Dormagen, die HSG Refrath/Hand und der BTB Aachen bilden ein Trio, dessen Mitglieder mit 11:9 Punkten knapp vor der TSV Bonn rrh. liegen (10:8). Dicht dahinter befinden sich TuSEM Essen II und der MTV Rheinwacht Dinslaken als nächster Doppelpack mit 10:10 Zählern sowie der HC Gelpe/Strombach und der OSC Rheinhausen mit jeweils 9:11 Punkten. Letzter dieses extrem breiten Mittelfeldes ist auf Platz zwölf der Bergische HC II (8:12), der jetzt eine besondere Gelegenheit zur Überprüfung der eigenen Standfestigkeit bekommt: Die Solinger mit Trainer Mirko Bernau eröffnen den Spieltag am Freitagabend und sie werden den Korschenbroichern sehr genau auf den Zahn fühlen – die ihrerseits bestimmt wissen, dass diese Aufgabe kein Selbstläufer wird und dass sie trotzdem für eine weiterhin brauchbare Lage im Kampf um den Aufstieg einen Sieg brauchen. Sollte dem Dritten TVK (13:7) ein Erfolg gelingen, könnte er mit dann 15:7 Punkten sogar die Tabellenführung übernehmen, weil die Remscheider (14:6) und die Weidener (13:7) erst am Samstag an der Reihe sind, die HGR gegen den Aufsteiger Borussia Mönchengladbach (Vorletzter/5:13) und die Weidener in einer Art Duell zwischen zwei Verfolgern gegen Dormagen II.

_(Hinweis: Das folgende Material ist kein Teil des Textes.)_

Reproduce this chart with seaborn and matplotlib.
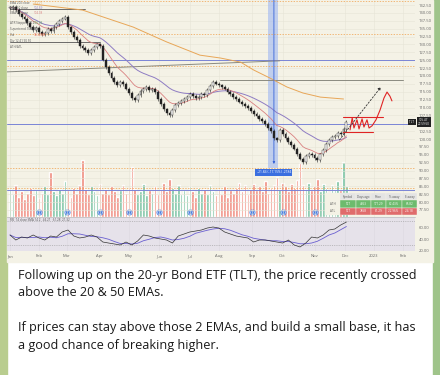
import numpy as np
import pandas as pd
import seaborn as sns
import matplotlib.pyplot as plt
from matplotlib.patches import Rectangle

closes = [
    141.5, 142.0, 140.8, 139.5, 138.6, 138.0, 136.8, 135.5, 134.6, 135.2,
    134.0, 133.2, 133.6, 134.8, 134.3, 135.6, 136.4, 137.5, 138.2, 138.7,
    135.4, 134.0, 132.3, 131.5, 129.6, 128.8, 128.2, 127.4, 128.3, 129.2,
    130.0, 129.4, 125.2, 122.8, 121.0, 119.3, 118.2, 117.0, 118.0, 117.4,
    116.0, 114.5, 112.9, 112.4, 114.0, 115.2, 115.8, 116.4, 115.5, 116.0,
    114.9, 112.8, 111.0, 109.4, 108.3, 107.6, 109.2, 110.8, 111.5, 112.0,
    112.6, 113.4, 114.2, 113.6, 112.9, 113.3, 114.4, 114.0, 115.6, 116.8,
    118.2, 117.6, 117.0, 116.4, 116.0, 115.0, 114.2, 113.4, 112.6, 111.9,
    111.2, 110.6, 109.8, 108.9, 108.0, 107.2, 106.4, 105.6, 104.8, 103.4,
    102.6, 100.2, 99.6, 102.8, 101.5, 100.4, 99.0, 98.2, 97.0, 95.3,
    93.8, 92.8, 94.6, 95.4, 94.9, 93.9, 93.4, 95.1, 96.6, 98.4,
    99.8, 100.6, 101.0, 102.0, 101.6, 103.2, 105.4,
]
volume_m = [
    22, 18, 25, 16, 20, 14, 19, 23, 17, 21,
    15, 19, 24, 18, 35, 20, 17, 22, 19, 28,
    21, 16, 23, 19, 25, 45, 22, 18, 24, 20,
    17, 26, 19, 22, 18, 24, 20, 16, 21, 25,
    19, 23, 39, 22, 18, 20, 26, 17, 21, 19,
    24, 18, 22, 27, 20, 30, 23, 19, 25, 18,
    21, 17, 24, 20, 16, 23, 19, 22, 18, 25,
    20, 17, 22, 18, 24, 16, 21, 19, 23, 27,
    20, 25, 18, 22, 26, 21, 24, 20, 28, 19,
    23, 25, 31, 22, 27, 24, 20, 26, 23, 29,
    42, 25, 22, 27, 21, 24, 30, 20, 26, 23,
    19, 25, 22, 28, 21, 43, 24,
]
# RSI(14) read every 4 bars
rsi_vals = [
    46.7, 38.3, 43.3, 41.7, 46.7, 41.7, 38.3, 45.0, 43.3, 51.7,
    55.0, 45.0, 41.7, 43.3, 46.7, 43.3, 35.0, 33.3, 31.7, 30.0,
    35.0, 30.0, 36.7, 46.7, 45.0, 41.7, 40.0, 38.3, 33.3, 45.0,
    48.3, 51.7, 53.3, 55.0, 58.3, 60.0, 58.3, 51.7, 48.3, 45.0,
    43.3, 41.7, 35.0, 38.3, 38.3, 36.7, 35.0, 33.3, 38.3, 30.0,
    26.7, 33.3, 43.3, 41.7, 46.7, 55.0, 56.7, 63.3, 68.3,
]
ema200_bars = [16, 50, 85, 108, 131, 145, 159, 168, 179, 191, 202, 214, 230]
ema200_vals = [142.8, 140.9, 135.5, 130.8, 126.6, 125.7, 124.4, 121.9, 119.4, 116.5, 114.6, 113.3, 112.7]

month_bars = [0, 20, 39, 62, 82, 103, 124, 144, 167, 188, 210, 231, 251, 271]
month_labels = ["Jan", "Feb", "Mar", "Apr", "May", "Jun", "Jul", "Aug", "Sep", "Oct", "Nov", "Dec", "2023", "Feb"]
dividend_bars = [20, 39, 62, 82, 103, 124, 167, 188, 210]

price_ticks = [77.5, 80.0, 82.5, 85.0, 87.5, 90.0, 92.5, 95.0, 97.5, 100.0, 102.5,
               107.5, 110.0, 112.5, 115.0, 117.5, 120.0, 122.5, 125.0, 127.5, 130.0,
               132.5, 135.0, 137.5, 140.0, 142.5]
last_price = 105.47

level_lines = [125.2, 104.8, 83.7]
alert_lines = [143.8, 133.3, 123.2, 90.8, 84.5]

# hand drawn annotations on the chart
base_top = 107.0
base_bottom = 102.2
zigzag_bars = [234.5, 236, 237.2, 239.3, 240.7, 242.8, 244.1, 246.2, 247.6, 249.7, 252.4, 255.2, 257.9, 260, 262, 263.4]
zigzag_vals = [102.9, 106.7, 103.5, 106.1, 103.2, 106.4, 103.8, 106.1, 103.5, 104.2, 106.1, 109.2, 113.0, 114.9, 113.6, 112.1]

table_rows = [["", "Symbol", "Days ago", "Price", "% away", "$ away"],
              ["ATH", "TLT", "4263", "171.29", "62.43%", "65.82"],
              ["ATL", "TLT", "7858", "81.29", "-22.96%", "-24.18"]]

text_lines = [
    "Following up on the 20-yr Bond ETF (TLT), the price recently crossed",
    "above the 20 & 50 EMAs.",
    "If prices can stay above those 2 EMAs, and build a small base, it has",
    "a good chance of breaking higher.",
]

# ---------------------------------------------------------------
W, H = 440, 375


def rect(x0, y0, x1, y1):
    return [x0 / W, 1 - y1 / H, (x1 - x0) / W, (y1 - y0) / H]


sns.set_theme(style="white")
plt.rcParams['font.family'] = ['Open Sans', 'DejaVu Sans']

fig = plt.figure(figsize=(4.4, 3.75), dpi=100, facecolor="white")
fig.patches.extend([
    Rectangle((0, 0), 7 / W, 1, transform=fig.transFigure, color="#b9cd8f", zorder=-5),
    Rectangle((433 / W, 0), 7 / W, 1, transform=fig.transFigure, color="#9fc48a", zorder=-5),
    Rectangle((7 / W, 1 - 262 / H), 426 / W, 262 / H, transform=fig.transFigure, color="#f4f2e6", zorder=-5),
])

bars = np.arange(len(closes)) * 2
df = pd.DataFrame({"bar": bars, "close": closes, "vol": volume_m})
df["open"] = df["close"].shift(1).fillna(df["close"].iloc[0])
df["up"] = df["close"] >= df["open"]
df["ema20"] = df["close"].ewm(span=10).mean()
df["ema50"] = df["close"].ewm(span=25).mean()

rsi = pd.DataFrame({"bar": np.arange(len(rsi_vals)) * 4, "rsi": rsi_vals})
rsi["ma"] = rsi["rsi"].rolling(4, min_periods=1).mean()

xlim = (-2.07, 279.3)

# volume (behind price)
axv = fig.add_axes(rect(7, 0, 415, 217))
axv.set_facecolor("none")
vcol = np.where(df["up"], "#74c09e", "#f0887a")
axv.bar(df["bar"], df["vol"], width=1.8, color=vcol, alpha=0.95)
axv.scatter(dividend_bars, [3.6] * len(dividend_bars), s=14, facecolor="white",
            edgecolor="#4a7fe0", linewidth=0.6, zorder=3)
axv.scatter(dividend_bars, [3.6] * len(dividend_bars), s=2, color="#4a7fe0", zorder=4)
axv.set_xlim(xlim)
axv.set_ylim(0, 170)
axv.axis("off")

# price
ax = fig.add_axes(rect(7, 0, 415, 217))
ax.set_facecolor("none")
ax.set_xlim(xlim)
ax.set_ylim(75.28, 144.09)
ax.set_xticks(month_bars)
ax.set_xticklabels([])
ax.set_yticks(price_ticks)
ax.set_yticklabels([f"{v:.2f}" for v in price_ticks])
ax.yaxis.tick_right()
ax.tick_params(axis="y", labelsize=3, pad=2.5, length=0, colors="#666666")
ax.tick_params(axis="x", length=0)
ax.grid(True, color="#e6e4d6", lw=0.4)
for s in ax.spines.values():
    s.set_visible(False)

for v in alert_lines:
    ax.axhline(v, color="#f0a04a", lw=0.5, ls=(0, (2, 2)))
for v in level_lines:
    ax.axhline(v, color="#7a84d6", lw=0.7)
ax.plot([-2, 186], [121.3, 124.8], color="#8a8a80", lw=0.7)
ax.plot([145, 271], [118.7, 118.7], color="#8a8a80", lw=0.7)
ax.plot([0, 52], [141.2, 141.2], color="#555555", lw=0.6)
ax.plot([0, 62], [130.9, 130.9], color="#555555", lw=0.6)

# measured move band
ax.fill_betweenx([90.8, 145], 178, 185, color="#aabff0", alpha=0.7, lw=0)
ax.annotate("", xy=(182, 91.2), xytext=(182, 145),
            arrowprops=dict(arrowstyle="-|>", color="#3563d8", lw=0.6, mutation_scale=3))
ax.text(182, 89.4, "-21.84 (-17.15%) -2184", ha="center", va="center", fontsize=2.4,
        color="white", bbox=dict(boxstyle="square,pad=0.4", fc="#3b6fe0", ec="none"))

sns.lineplot(x=ema200_bars, y=ema200_vals, ax=ax, color="#e8a657", lw=0.7)
sns.lineplot(x=df["bar"], y=df["ema50"], ax=ax, color="#8e7cc3", lw=0.7)
sns.lineplot(x=df["bar"], y=df["ema20"], ax=ax, color="#d98080", lw=0.6)

lo = np.minimum(df["open"], df["close"])
hi = np.maximum(df["open"], df["close"])
ax.vlines(df["bar"], lo - 0.6, hi + 0.6, color="#222222", lw=0.4, zorder=4)
body = np.maximum(hi - lo, 0.25)
ax.bar(df["bar"], body, bottom=lo, width=1.3,
       color=np.where(df["up"], "white", "#222222"), edgecolor="#222222", lw=0.3, zorder=5)

# drawing: base box, projection arrow
ax.plot([229.7, 257], [base_top, base_top], color="#e02424", lw=0.8, zorder=6)
ax.plot([229.7, 250], [base_bottom, base_bottom], color="#e02424", lw=0.8, zorder=6)
ax.plot(zigzag_bars, zigzag_vals, color="#e02424", lw=0.8, zorder=6)
ax.annotate("", xy=(257, 117.2), xytext=(226, 99.0),
            arrowprops=dict(arrowstyle="-|>", color="#333333", lw=0.6, ls=(0, (2, 2)),
                            mutation_scale=4), zorder=6)
ax.set_xlabel("")
ax.set_ylabel("")

# right price tags (on the price scale)
ax.text(1.0, last_price, "TLT ", transform=ax.get_yaxis_transform(), fontsize=2.2, color="white",
        ha="right", va="center", bbox=dict(boxstyle="square,pad=0.3", fc="#222222", ec="none"))
ax.text(1.008, last_price, f"{last_price:.2f}\n22:59:50", transform=ax.get_yaxis_transform(),
        fontsize=2.2, color="white", ha="left", va="center", linespacing=1.0,
        bbox=dict(boxstyle="square,pad=0.3", fc="#222222", ec="none"), clip_on=False)

# table
axt = fig.add_axes(rect(325, 193, 417, 215))
axt.axis("off")
cell_colours = [["#f4f2e6", "#e4e4e4", "#e4e4e4", "#e4e4e4", "#e4e4e4", "#e4e4e4"],
                ["#f4f2e6"] + ["#6dbb6d"] * 5,
                ["#f4f2e6"] + ["#e06c6c"] * 5]
tab = axt.table(cellText=table_rows, cellColours=cell_colours, bbox=[0, 0, 1, 1], cellLoc="center")
tab.auto_set_font_size(False)
tab.set_fontsize(2.2)
for (r, c), cell in tab.get_celld().items():
    cell.set_edgecolor("#f4f2e6")
    cell.set_linewidth(0.3)
    if r > 0 and c > 0:
        cell.get_text().set_color("white")
    else:
        cell.get_text().set_color("#555555")

# RSI panel
axr = fig.add_axes(rect(7, 217, 415, 251))
axr.set_facecolor("#e6e2ea")
axr.set_xlim(xlim)
axr.set_ylim(20, 76.7)
axr.axhline(70, color="#999999", lw=0.4, ls=(0, (2, 2)))
axr.axhline(30, color="#999999", lw=0.4, ls=(0, (2, 2)))
sns.lineplot(data=rsi, x="bar", y="ma", ax=axr, color="#6a5fd0", lw=0.6)
sns.lineplot(data=rsi, x="bar", y="rsi", ax=axr, color="#333333", lw=0.5)
axr.set_xticks(month_bars)
axr.set_xticklabels(month_labels)
axr.set_yticks([20, 40, 60])
axr.set_yticklabels(["20.00", "40.00", "60.00"])
axr.yaxis.tick_right()
axr.tick_params(labelsize=3, pad=2.5, length=0, colors="#666666")
axr.set_xlabel("")
axr.set_ylabel("")
for s in axr.spines.values():
    s.set_visible(False)
axr.spines["top"].set_visible(True)
axr.spines["top"].set_color("#bbbbbb")
axr.spines["top"].set_linewidth(0.5)
axr.grid(True, axis="x", color="#dcd8e0", lw=0.4)
fig.text(10 / W, 1 - 220 / H, "RSI  14 close SMA 14 2   44.21   61.28  21.32", fontsize=2.2,
         color="#555555", va="center")

# legend block top-left
legend_rows = [("EMA 200 close", "112.71", "#e8a657", 3), ("EMA 50 close", "102.69", "#8e7cc3", 8),
               ("EMA 20 close", "104.08", "#d98080", 13), ("ATR Stepped 14 2", "100.43", "#4f9a55", 23),
               ("Supertrend 10 ATR 3", "", "#999999", 29), ("Vol", "18.329M", "#e05a4a", 35),
               ("Div 12 41 90 50", "", "#777777", 41), ("ATH/ATL", "", "#555555", 47)]
for label, val, col, y in legend_rows:
    fig.text(10 / W, 1 - y / H, label, fontsize=2.2, color="#555555", va="center")
    if val:
        fig.text(34 / W, 1 - y / H, val, fontsize=2.2, color=col, va="center")

# message text
text_y = [276, 293, 328, 346]
for line, y in zip(text_lines, text_y):
    fig.text(18 / W, 1 - y / H, line, fontsize=9.1, color="#1a1a1a", va="center")

fig.savefig("out.png", dpi=100)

Dessen Trainer Martin Berger findet den jüngsten Erfolg über den BHC II (34:28) selbst ein paar Tage danach mit dem Blick zum HC Weiden und gleichzeitig auf die Enge in der Tabelle immer noch sehr wertvoll: „Wir spielen auswärts, alleine deshalb sind wir gewarnt, weil die letzten Spiele auswärts ja nicht so erfreulich waren. Aber wir wollen das jetzt auch mal auf die Platte bringen nach dem sehr guten Heimspiel gegen den BHC, das sehr gutgetan hat.“ Gleichzeitig muss der TSV Bayer II als Schnittstelle zwischen Nachwuchs und Profibereich weiter darauf warten, dass alle Mann an Bord sind – und diesmal zusätzlich Spieler ans Zweitliga-Team abgeben. „Carlos Marquis und Luca Rügenberg sind noch nicht im Training“, erklärt Berger, „die Erste spielt zeitgleich an dem Samstag und Florian Böhnert und andere werden wahrscheinlich eher mit nach Lübeck-Schwartau fahren. Dafür hat die A-Jugend frei und wir werden in Weiden mit einem jüngeren Kader spielen. Wir wollen den Kampf aber annehmen.“

Dass es auf praktisch nichts eine Garantie gibt, ist inzwischen mindestens bei den meisten intensiv angekommen: Remscheid, das in Langenfeld unerwartet beide Punkte ließ, wird jetzt wohl kaum den Vorletzten Mönchengladbach unterschätzen. Und die HSG Refrath/Hand zum Beispiel wird ebenso wissen, dass sie sich für ihren jüngsten 28:26 über den HC Weiden wenig kaufen kann – auch keinen Sieg in Langenfeld. Sollte die SGL ihren zweiten Erfolg hintereinander einfahren, hätte sie womöglich so etwas wie den Anschluss ans untere Mittelfeld hergestellt. Und dann stünden plötzlich drei Viertel der Regionalliga im Abstiegskampf. Fazit: Die letzten vier Spieltage bis zur Pause über Weihnachten/Neujahr versprechen maximal viel Abwechslung. Darin enthalten mag sein, dass einer aufsteigen kann, dessen Abwehr zu den schlechtesten der ganze Klasse gehört.